Naremore strikes a largely successful balance between production history, synopsis, criticism, and theory. He does include un-necessarily long dialogue extracts, though there is minimal exposition, and his analysis is always fascinating and often original. (Many books on Kubrick, unlike Naremore's, are either overly theoretical [Michel Chion, Thomas Allen Nelson, Mario Falsetto] or overly descriptive [Norman Kagan, Gene D Phillips].)
Do we really need another guide to Kubrick's films? There have been a plethora either written or revised since his death in 1999 [Alison Castle, Paul Duncan, James Howard, Alexander Walker, David Hughes, etc.], though Naremore's is justified because of his archival research. He quotes from screenplay drafts and correspondence, uncovering new information regarding Kubrick's dealings with studios and censors.
The book's photographs are apparently screen-grabs rather than production stills, and are consequently rather murky. There is even a fuzzy screen-grab from a bootleg copy of Fear & Desire, even though a clearer production still of the same shot exists. Ironically, given the book's title, there are no images of Kubrick himself.
Spartacus is omitted from Naremore's consideration, though AI is included. While Kubrick planned AI for much of the early 1990s, arguably little of his original vision remains in the final Steven Spielberg film, so why Naremore includes it yet excludes Spartacus (begun by Anthony Mann, though taken over by Kubrick) is a mystery.

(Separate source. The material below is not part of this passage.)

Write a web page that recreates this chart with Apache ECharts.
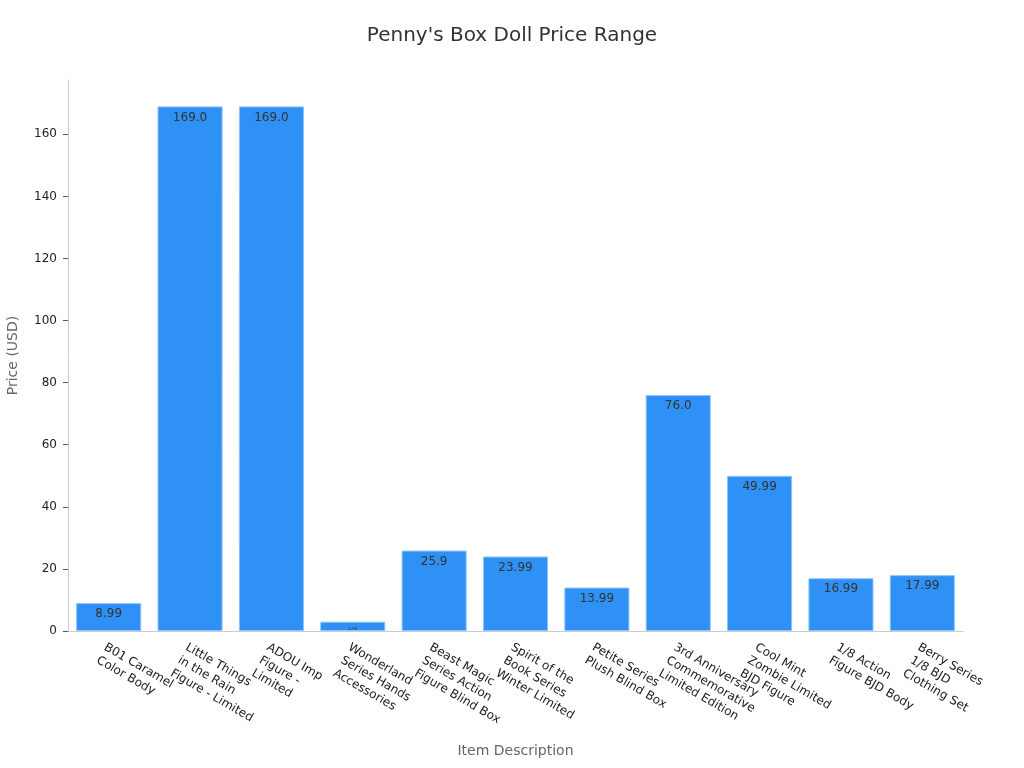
<!DOCTYPE html>
<html>
<head>
<meta charset="utf-8">
<script src="https://cdn.jsdelivr.net/npm/echarts@6/dist/echarts.min.js"></script>
<style>html,body{margin:0;padding:0;background:#fff}#c{width:1024px;height:768px}</style>
</head>
<body>
<div id="c"></div>
<script>
const categories = [
  "B01 Caramel\nColor Body",
  "Little Things\nin the Rain\nFigure - Limited",
  "ADOU Imp\nFigure -\nLimited",
  "Wonderland\nSeries Hands\nAccessories",
  "Beast Magic\nSeries Action\nFigure Blind Box",
  "Spirit of the\nBook Series\nWinter Limited",
  "Petite Series\nPlush Blind Box",
  "3rd Anniversary\nCommemorative\nLimited Edition",
  "Cool Mint\nZombie Limited\nBJD Figure",
  "1/8 Action\nFigure BJD Body",
  "Berry Series\n1/8 BJD\nClothing Set"
];
const prices = [8.99, 169.0, 169.0, 2.99, 25.9, 23.99, 13.99, 76.0, 49.99, 16.99, 17.99];
const yTicks = [0, 20, 40, 60, 80, 100, 120, 140, 160];

const font = "DejaVu Sans";
const chart = echarts.init(document.getElementById('c'));
chart.setOption({
  animation: false,
  textStyle: { fontFamily: font },
  title: {
    text: "Penny's Box Doll Price Range",
    left: 'center', top: 21,
    textStyle: { fontFamily: font, fontSize: 20, fontWeight: 'normal', color: '#333' }
  },
  grid: { left: 68, right: 61, top: 80, bottom: 137, containLabel: false, outerBoundsMode: 'none' },
  xAxis: {
    type: 'category',
    data: categories,
    name: 'Item Description',
    nameLocation: 'middle',
    nameGap: 113,
    nameTextStyle: { fontFamily: font, fontSize: 14, color: '#666' },
    axisLine: { lineStyle: { color: '#ccc' } },
    axisTick: { alignWithLabel: true, length: 5, lineStyle: { color: '#555' } },
    axisLabel: { rotate: -30, interval: 0, fontSize: 12, color: '#222', lineHeight: 15,
                 margin: 9, align: 'left', verticalAlign: 'top' }
  },
  yAxis: {
    type: 'value',
    min: 0, max: 177.5,
    name: 'Price (USD)',
    nameLocation: 'middle',
    nameGap: 48,
    nameTextStyle: { fontFamily: font, fontSize: 14, color: '#666' },
    splitLine: { show: false },
    axisLine: { show: true, lineStyle: { color: '#ccc' } },
    axisTick: { show: true, length: 5, customValues: yTicks, lineStyle: { color: '#555' } },
    axisLabel: { customValues: yTicks, fontSize: 12, color: '#222', margin: 11 }
  },
  series: [{
    type: 'bar',
    data: prices.map(v => ({
      value: v,
      label: v < 5 ? { fontSize: 4 } : undefined
    })),
    barCategoryGap: '20%',
    itemStyle: { color: '#2f91f6', borderColor: '#8cc4fa', borderWidth: 1 },
    label: {
      show: true,
      position: 'insideTop',
      distance: 5,
      fontSize: 12,
      color: '#333',
      formatter: p => Number.isInteger(p.value) ? p.value.toFixed(1) : String(p.value)
    }
  }]
});
</script>
</body>
</html>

Naremore incorrectly states that A Clockwork Orange was banned by the BBFC; in fact, they passed it uncut for adult audiences. Also, his discussion of Eyes Wide Shut is marred slightly by his misunderstanding of the film's post-production: he wrongly claims that it was Kubrick himself, not the studio, who removed the Bhagavad Gita from the soundtrack and digitally censored the orgy sequence.